Cloud Technology

How to use AWS Organizations and Service Control Policies for enterprise-wide security governance?

L Asked by Laura Higgins · 12-02-2024
0 upvotes 14,261 views 0 comments
The question

Our AWS footprint is growing rapidly with dozens of sub-accounts. I am struggling to maintain a consistent security posture. How can I use AWS Organizations and Service Control Policies (SCPs) to set guardrails that prevent even root users in sub-accounts from disabling logging or making buckets public? What is the best way to structure these OUs to balance developer freedom and compliance?

 

3 answers

0
SA
Answered on 15-02-2024

AWS Organizations is essential for managing multi-account environments. Using Service Control Policies (SCPs), you can define maximum permissions for an OU. You can create a policy that denies deleting S3 buckets or modifying logs, applying to everyone—including the root user. I recommend structuring your OUs based on lifecycle stages like "Dev" and "Prod." This allows for strict guardrails on production accounts while giving developers flexibility in their sandboxes. Always test new SCPs in a dedicated "Test" OU before rolling them out to avoid breaking critical production access and workloads. 

0
KE
Answered on 18-02-2024

When you implement these strict SCPs at the OU level, how do you handle "Exception Requests" from specific development teams that might need temporary access to a restricted service for a new experimental project? 

MA 20-02-2024

Handling exceptions is where most governance models fail. We use a dedicated "Exceptions OU" where we move an account temporarily while the specific project is active.

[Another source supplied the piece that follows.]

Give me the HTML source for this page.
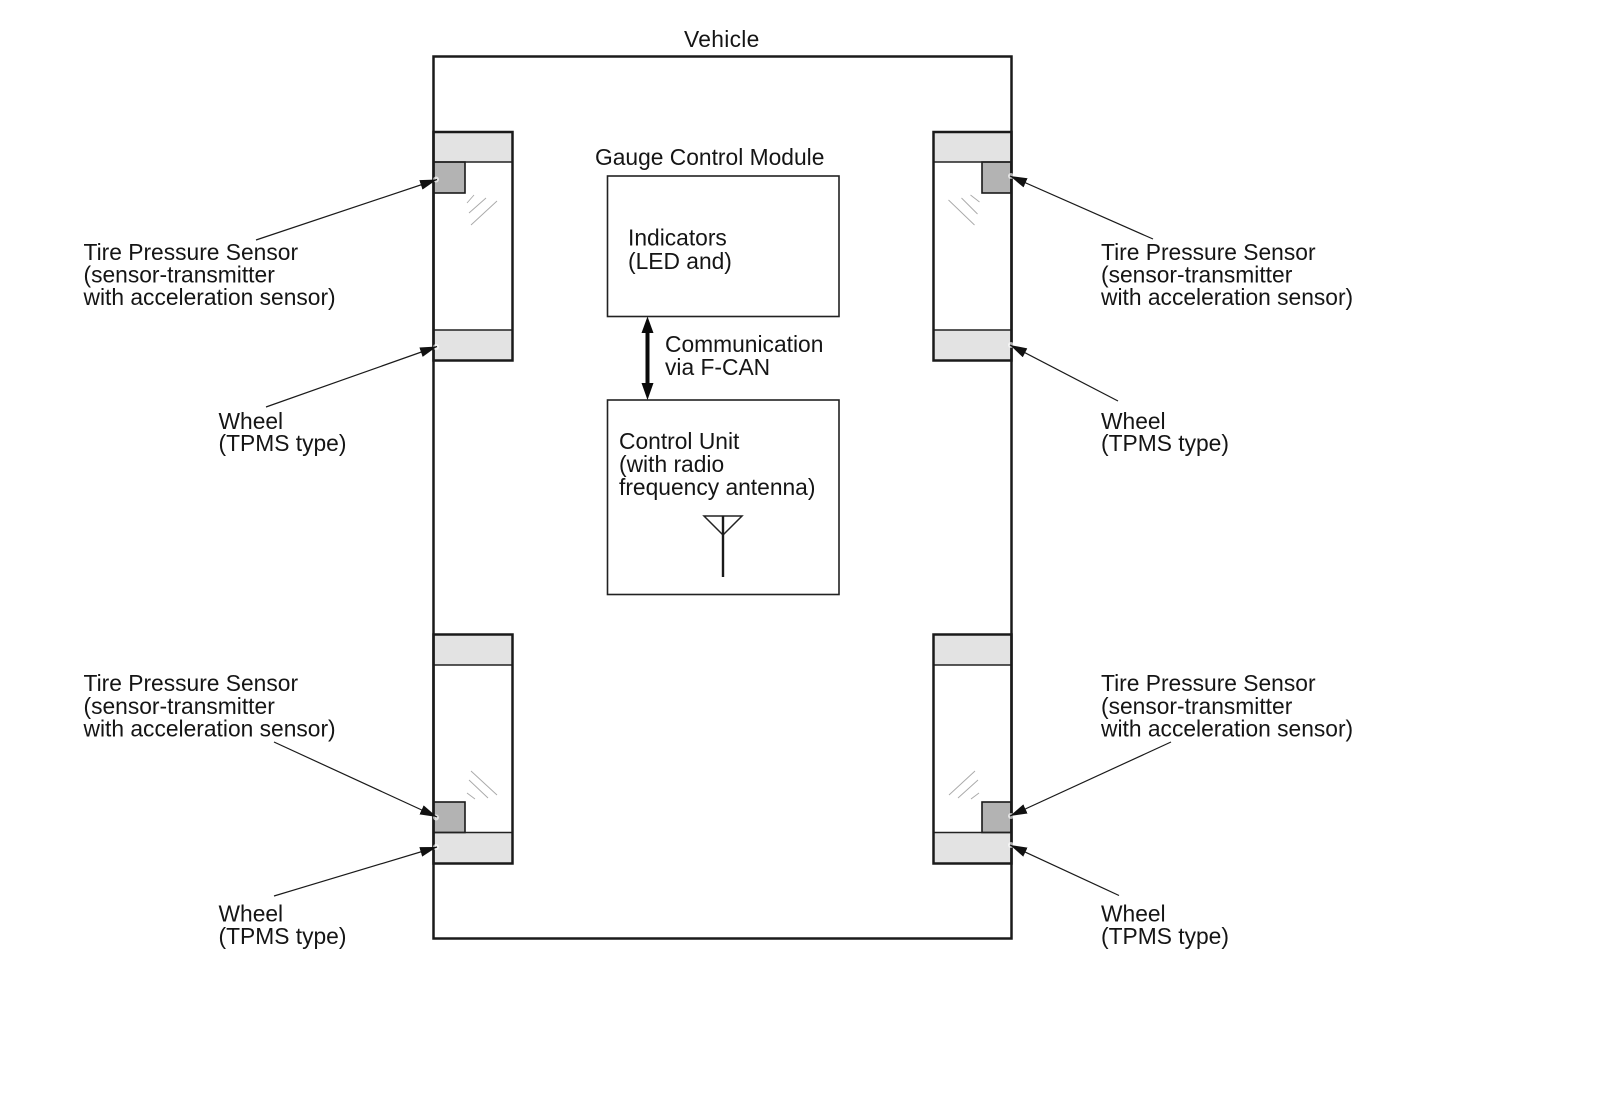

This allows us to apply a slightly more relaxed SCP without weakening the security of the main OUs. However, this move is always time-bound and requires a secondary approval from the CISO's office. It ensures that we maintain a clear audit trail of why the guardrails were lowered and for how long.

0
BR
Answered on 22-02-2024

SCPs are great for preventative control, but you should also use AWS Config to monitor for compliance in real-time. It’s the perfect detective control to complement your SCP guardrails.

LA 25-02-2024

I agree with Brian. Combining SCPs for prevention and AWS Config for detection creates a comprehensive security framework that is much harder for attackers or negligent users to bypass.